I totally disagree with the conclusion of Rooplall Dudhnath in his letter published under the caption, ‘Guyana should retain the death penalty’ (SN, December 21). I wonder what knowledge base or study he is channelling when he opines that the death penalty gives closure to the families of victims of murder. It is more than presumptuous for us to just casually come up with these kinds of conjectures, moreso when its legal imposition is being proposed for a diverse ethnic and religious society, including many for whom the death penalty is inconsistent with their religious beliefs, and reminiscent of a traumatic historical group experience.
I am against the death penalty generally because of the predisposition of people to act on and form conclusions based on assumptions that are primarily subjective, and most often products of ignorance, bias and prejudice. But more specifically, I am against the death penalty in Guyana particularly because of valid evidence that this society, as a whole, is incapable of embracing the fundamental moral and ethical premise upon which the law is founded.

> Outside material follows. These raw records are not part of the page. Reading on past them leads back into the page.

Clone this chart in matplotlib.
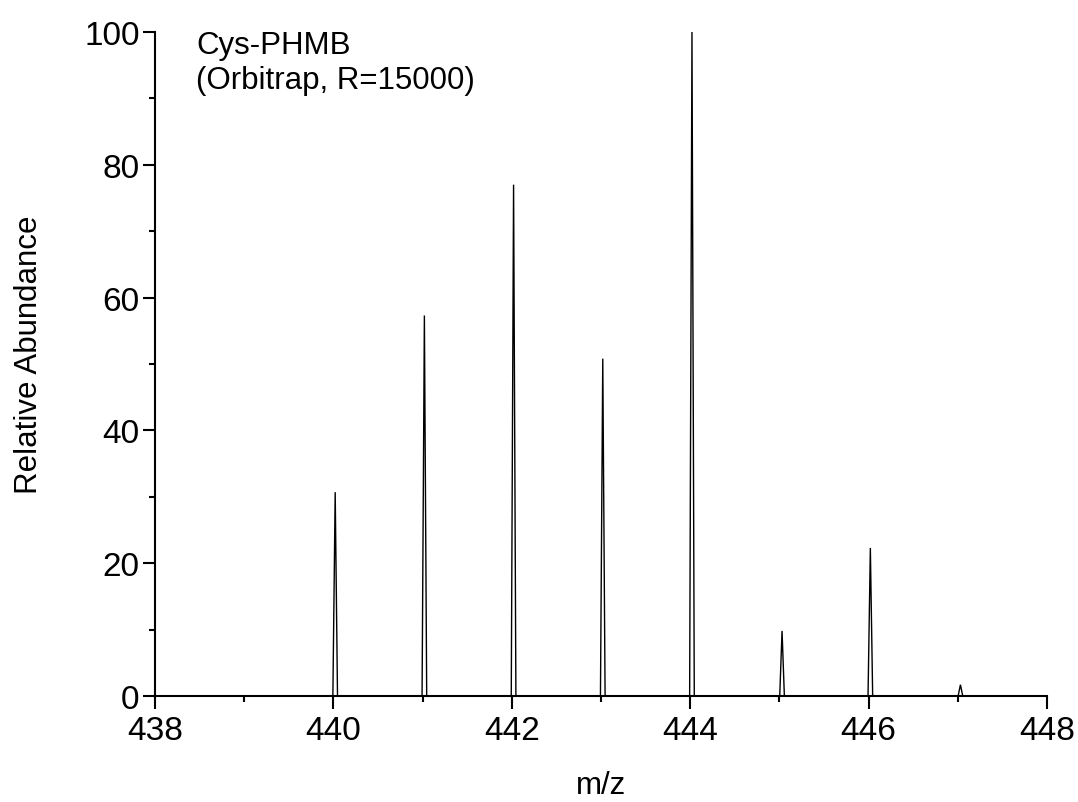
import matplotlib
matplotlib.use("Agg")
import matplotlib.pyplot as plt
from matplotlib.ticker import MultipleLocator

# Peak data (m/z centers and relative abundances)
peak_mz = [440.02, 441.02, 442.02, 443.02, 444.02, 445.03, 446.02, 447.03]
peak_abund = [30.7, 57.3, 77.0, 50.8, 100.0, 9.8, 22.3, 1.7]

x_ticks = [438, 440, 442, 444, 446, 448]
y_ticks = [0, 20, 40, 60, 80, 100]

plt.rcParams['font.family'] = ['Liberation Sans', 'DejaVu Sans']

fig = plt.figure(figsize=(10.78, 8.03), dpi=100)
ax = fig.add_axes([0.1438, 0.132, 0.8274, 0.827])

half_width = 0.026
for c, h in zip(peak_mz, peak_abund):
    ax.plot([c - half_width, c, c + half_width], [0, h, 0],
            color='black', lw=1.0, solid_joinstyle='miter')

ax.set_xlim(438, 448)
ax.set_ylim(0, 100)
ax.set_xticks(x_ticks)
ax.set_yticks(y_ticks)
ax.xaxis.set_minor_locator(MultipleLocator(1))
ax.yaxis.set_minor_locator(MultipleLocator(10))

for s in ['top', 'right']:
    ax.spines[s].set_visible(False)
for s in ['left', 'bottom']:
    ax.spines[s].set_linewidth(1.5)

ax.tick_params(which='major', direction='out', length=9, width=1.5,
               labelsize=24, pad=5)
ax.tick_params(axis='y', which='major', pad=2)
ax.tick_params(which='minor', direction='out', length=4.5, width=1.5)

ax.set_xlabel('m/z', fontsize=22.5, labelpad=17)
ax.set_ylabel('Relative Abundance', fontsize=22.5)
ax.yaxis.set_label_coords(-0.125, 0.515)

ax.text(0.046, 1.003, 'Cys-PHMB\n(Orbitrap, R=15000)', transform=ax.transAxes,
        fontsize=22.5, va='top', ha='left', linespacing=1.2)

fig.savefig('out.png', dpi=100)
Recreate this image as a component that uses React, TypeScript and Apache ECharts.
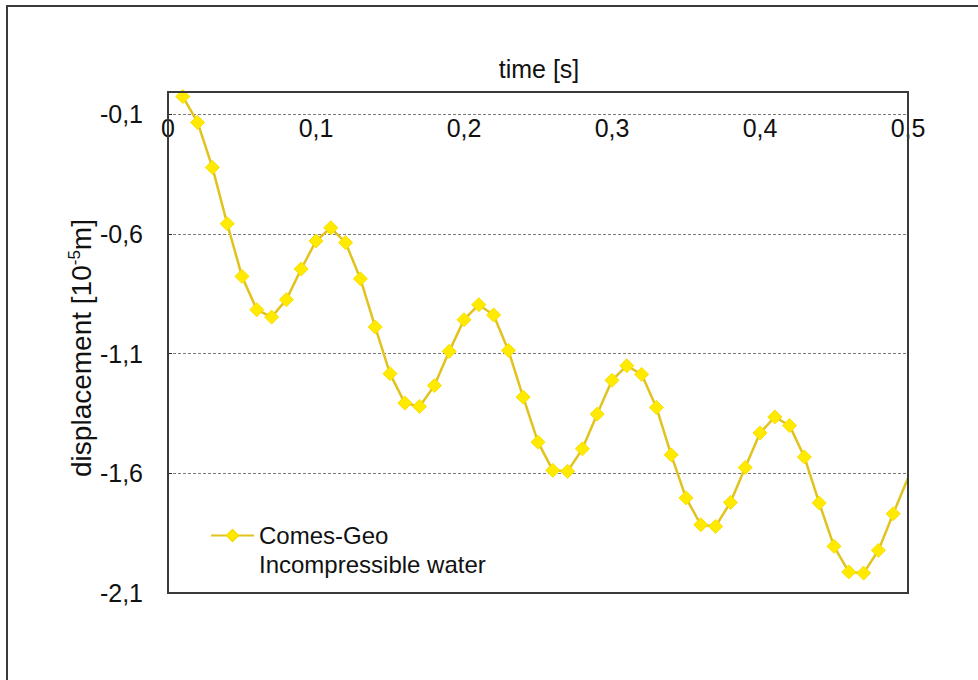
import React, { useEffect, useRef } from "react";
import * as echarts from "echarts";

// Sampled time instants [s]
const TIME = [
  0.01, 0.02, 0.03, 0.04, 0.05, 0.06, 0.07, 0.08, 0.09, 0.1,
  0.11, 0.12, 0.13, 0.14, 0.15, 0.16, 0.17, 0.18, 0.19, 0.2,
  0.21, 0.22, 0.23, 0.24, 0.25, 0.26, 0.27, 0.28, 0.29, 0.3,
  0.31, 0.32, 0.33, 0.34, 0.35, 0.36, 0.37, 0.38, 0.39, 0.4,
  0.41, 0.42, 0.43, 0.44, 0.45, 0.46, 0.47, 0.48, 0.49, 0.5,
];

// Displacement [10^-5 m], Comes-Geo, incompressible water
const DISPLACEMENT = [
  -0.027, -0.135, -0.323, -0.558, -0.778, -0.917, -0.948, -0.875, -0.747, -0.63,
  -0.575, -0.637, -0.788, -0.989, -1.184, -1.307, -1.321, -1.234, -1.091, -0.959,
  -0.896, -0.939, -1.087, -1.282, -1.47, -1.588, -1.592, -1.498, -1.353, -1.212,
  -1.151, -1.187, -1.325, -1.523, -1.703, -1.815, -1.822, -1.722, -1.576, -1.432,
  -1.365, -1.401, -1.532, -1.724, -1.905, -2.012, -2.017, -1.922, -1.769, -1.62,
];

const SERIES_NAME = "Comes-Geo";
const SERIES_NOTE = "Incompressible water";
const X_TITLE = "time [s]";

const FONT = "'Liberation Sans', Arial, Helvetica, sans-serif";

const fmt = (v: number) => (v === 0 ? "0" : v.toFixed(1).replace(".", ","));

export default function App() {
  const ref = useRef<HTMLDivElement>(null);

  useEffect(() => {
    if (!ref.current) return;
    const chart = echarts.init(ref.current, undefined, { renderer: "svg" });

    const yMin = -2.1;
    const yMax = -0.008;
    const gridTop = 92;
    const gridBottom = 87;
    const gridHeight = 680 - gridTop - gridBottom;
    // shift of the time axis down to the -0,1 line
    const axisShift = ((yMax - -0.1) / (yMax - yMin)) * gridHeight;

    const data = TIME.map((t, i) =>
      i === TIME.length - 1
        ? { value: [t, DISPLACEMENT[i]], symbol: "none" }
        : { value: [t, DISPLACEMENT[i]] }
    );

    chart.setOption({
      animation: false,
      backgroundColor: "#ffffff",
      textStyle: { fontFamily: FONT },
      grid: { left: 168, right: 70, top: gridTop, bottom: gridBottom, containLabel: false },
      xAxis: {
        type: "value",
        min: 0,
        max: 0.5,
        interval: 0.1,
        position: "top",
        offset: -axisShift,
        axisLine: { show: false },
        axisTick: { show: false },
        splitLine: { show: false },
        axisLabel: {
          inside: true,
          margin: 1,
          fontSize: 25,
          lineHeight: 25,
          color: "#111",
          fontFamily: FONT,
          formatter: (v: number) => fmt(v),
        },
      },
      yAxis: {
        type: "value",
        min: yMin,
        max: yMax,
        interval: 0.5,
        axisLine: { show: false },
        axisTick: { show: true, inside: true, length: 4, lineStyle: { color: "#222" } },
        splitLine: { show: true, lineStyle: { color: "#7a7a7a", width: 1, type: [3, 2] } },
        axisLabel: {
          margin: 25,
          fontSize: 25,
          color: "#111",
          fontFamily: FONT,
          formatter: (v: number) => (v > -0.05 ? "" : fmt(v)),
        },
      },
      legend: {
        orient: "vertical",
        left: 210,
        top: 521,
        padding: 0,
        itemGap: 0,
        itemWidth: 43,
        itemHeight: 14,
        selectedMode: false,
        textStyle: { fontSize: 24, lineHeight: 29, color: "#111", fontFamily: FONT },
        data: [{ name: SERIES_NAME }, { name: SERIES_NOTE, icon: "none" }],
      },
      series: [
        {
          name: SERIES_NAME,
          type: "line",
          data,
          symbol: "diamond",
          symbolSize: 14,
          clip: false,
          itemStyle: { color: "#FFEA00", borderColor: "#F8DF00", borderWidth: 1 },
          lineStyle: { color: "#E2C21C", width: 2.5 },
          z: 3,
        },
        { name: SERIES_NOTE, type: "line", data: [], itemStyle: { color: "#FFEA00" } },
      ],
      graphic: [
        // outer chart frame
        {
          type: "rect",
          z: 100,
          silent: true,
          shape: { x: 7, y: 6, width: 1000, height: 700 },
          style: { fill: "none", stroke: "#3a3a3a", lineWidth: 2 },
        },
        // plot area frame
        {
          type: "rect",
          z: 100,
          silent: true,
          shape: { x: 168, y: gridTop, width: 978 - 168 - 70, height: gridHeight },
          style: { fill: "none", stroke: "#3a3a3a", lineWidth: 2 },
        },
        {
          type: "text",
          z: 100,
          x: 539,
          y: 69,
          style: {
            text: X_TITLE,
            fontSize: 25,
            fontFamily: FONT,
            fill: "#111",
            align: "center",
            verticalAlign: "middle",
          },
        },
        {
          type: "text",
          z: 100,
          x: 81,
          y: 348,
          rotation: Math.PI / 2,
          style: {
            text: "displacement [10{sup|-5}m]",
            fontSize: 28,
            fontFamily: FONT,
            fill: "#111",
            align: "center",
            verticalAlign: "middle",
            rich: {
              sup: { fontSize: 17, fontFamily: FONT, fill: "#111", verticalAlign: "top", lineHeight: 31 },
            },
          },
        },
      ],
    });

    return () => chart.dispose();
  }, []);

  return (
    <div
      ref={ref}
      style={{ position: "fixed", left: 0, top: 0, width: 978, height: 680, background: "#fff" }}
    />
  );
}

I tried and tried, and I am yet to come across another society with the kinds of moral and ethical fractures and disfigurements that has replaced those social and cultural mores we once held sacred.
The first question I would put forth to challenge the proposition that the death penalty can be administered in a manner that is fair and balanced in Guyana would be: What moral, ethical and legal authority or body can citizens count on to be guarantors that the death penalty will not be used unequally and vindictively? Remember we are talking about potential injustice that can neither be replaced or reversed. Once carried out, no appeal, no new technological, scientific or other form of exculpatory evidence can reverse it. So citizens in any society in which it is the law must be able to count on public, private and religious institutions to be the watchdogs over its implementation. And thus my question, which of these qualifies as repositories for such faith and confidence on the part of the citizens of Guyana. For me, and I say and defend this unapologetically, absolutely none of the above.
The only authority in which the legal power is established to visit disobedience against the law in Guyana with punitive consequences, is the courts of the land. Under our laws citizens are entitled to certain rights whether they are suspected or accused of violation of the law or not. They are entitled to live in a society where the law is enforced without favour or affection, malice or ill-will.
They are entitled when they are suspects to due process and the presumption of innocence. They are entitled to be free of fear of being tortured, beaten, violated, in pursuit of them providing self-incriminating evidence to secure their conviction.
Editor how can anyone, or at least, any rational individual or group, whether private or public, casually accept the death penalty as a punitive measure for certain kinds of crime in a society comprising just over 700,000 inhabitants, and where an unknown number were murdered, yes murdered, by extra judicial actions by public and private individuals? Moreso when for some bizarre and perverse reason the magnitude of that happening does not seem to penetrate those who will be responsible for the administration and imposition of the death penalty? How can any nation with that kind of recent legacy consider the use of the death penalty while that infamy is yet to be resolved? And does the fact that not one person has been charged and convicted, not render the death penalty the most dangerous threat to justice, to the expectation of equality under the law, in a nation with that recent history?
Benjamin Franklin opined that, “Justice will not be served until those who are unaffected are as outraged as those who are.” And that is directly associated with the psychological fractures and disfigurements of the collective mindset we bring to arguments, positions, discussions and opinions on what should be or not be with regard to the law in Guyana. Law enforcement, juries, judiciaries, governments that are clearly unaffected by one of the most dangerous and frightening episodic happenings to have occurred in a society, and which represent direct challenges to the integrity of their professional obligations, their character, their acceptance that if the rule of law is not available to the worst among us, it will not and cannot be there for the best among us, are hardly competent to administer or oversee the administration of the death penalty in Guyana. If our sense of justice is so numb, so unfeeling, so lacking in attention span and moral and ethical conscientiousness, that we fail to recognize that the use of the death penalty in any society with that kind of unresolved issue amounts to an atrocity, then I am afraid Pandora’s Box has been opened much wider than some of us thought.
Editor, personally, I am unable to grasp and understand what kinds of principles we are operating under as a nation, that we can so causally be dismissive, or in ignorance of the unresolved crimes of torture, assassination and murder that remain like an open sore upon our national face, while at the same time proposing or arguing that the state, public officials and private members of the society in question are morally and ethically competent to be trusted with decisions involving the imposing of the death penalty on citizens. Justice cannot form in a society that is overladen with a recent history of such injustice. Granted, time and revelations will always allow us to revisit decisions that might be wrong or injudicious, and apply some measure of correction with respect to them. But that is not possible when the injustice is permanent, irreversible. There is not a single soul in the Guyana of today, that I am prepared to trust with the judicial weapon of a death penalty.